AI technology gives us the ability to sort through enormous collections of content and instantly show what we want. It also gives us the power to generate material in seconds. But with this new ease and speed, is there a catch?
AI and the question of whether we have the power to think and act on our own agency is explored at the newly installed exhibition ‘AI and the Paradox of Agency’ at Bildmuseet in Umeå. The exhibition is curated by Sarah Cook, WASP-HS Guest Professor at UmArts, and Katarina Pierre, Museum Director of Bildmuseet.

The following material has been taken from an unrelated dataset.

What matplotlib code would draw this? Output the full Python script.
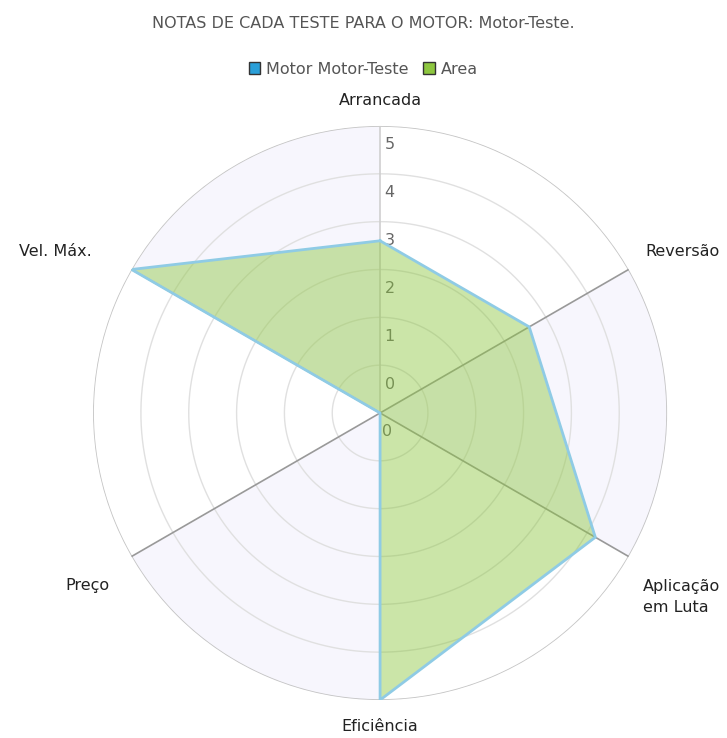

“What we ultimately want people to take away is an understanding that they do have a choice – and how they can exercise that choice. We want them to be aware of their own agency, their own power to decide whether and how they want to use AI. We want them to feel informed and encouraged to think for themselves,” says Sarah Cook.
The exhibition covers two full floors at Bildmuseet in Umeå and features 19 artworks, some never seen before, including interactive games and installations as well as a drone-activated hand-painted textile and a work that is watching you. 25 artists from across the globe have contributed to the exhibition.
“Katarina and I have curated works that encourage viewers to reposition their perspective on AI – to think beyond themselves. A key criterion was whether the work prompted them to consider their own relationship to AI,” Sarah says.
Lacuna – What Is Lost, Gained, and What Remains
One of the artists is Daniel Shanken, WASP-HS Postdoctoral Research Fellow at Umeå University. With his work, titled Lacuna, Daniel reflects on how we process the quiet loss of the real in favour of the poor copy when AI technology infiltrates our perception and memory. A discrete camera captures images of the visitors to the museum, analyzing their features such as their emotion, age, and color of their clothes, and a locally-served AI system then generates new photographs of empty spaces, never showing the same one twice.
“When we offload our agency and cognition, what fills that empty space as we trade our complexity for poor copies and flattened knowledge? When we are flooded by generated content, does it affect how we process the world around us and how we look back at our own memories? I’m interested in what is lost, what is gained, and what remains in the hole left behind,” says Daniel Shanken.

Artists of the Exhibition
boredomresearch, Tega Brain, Dennis Delgado, Linda Dounia Rebeiz, Alexandra Daisy Ginsberg, Nicolas Gourault, Zeno Gries, Lawrence Lek, Rachel Maclean, Stephen Marche, Lauren Lee McCarthy, Florian Model, Yuri Pattison, Planetary Portals, Raqs Media Collective, Daniel Shanken, Caroline Sinders & Romy Gad el Rab, Paola Torres Núñez del Prado, and Addie Wagenknecht.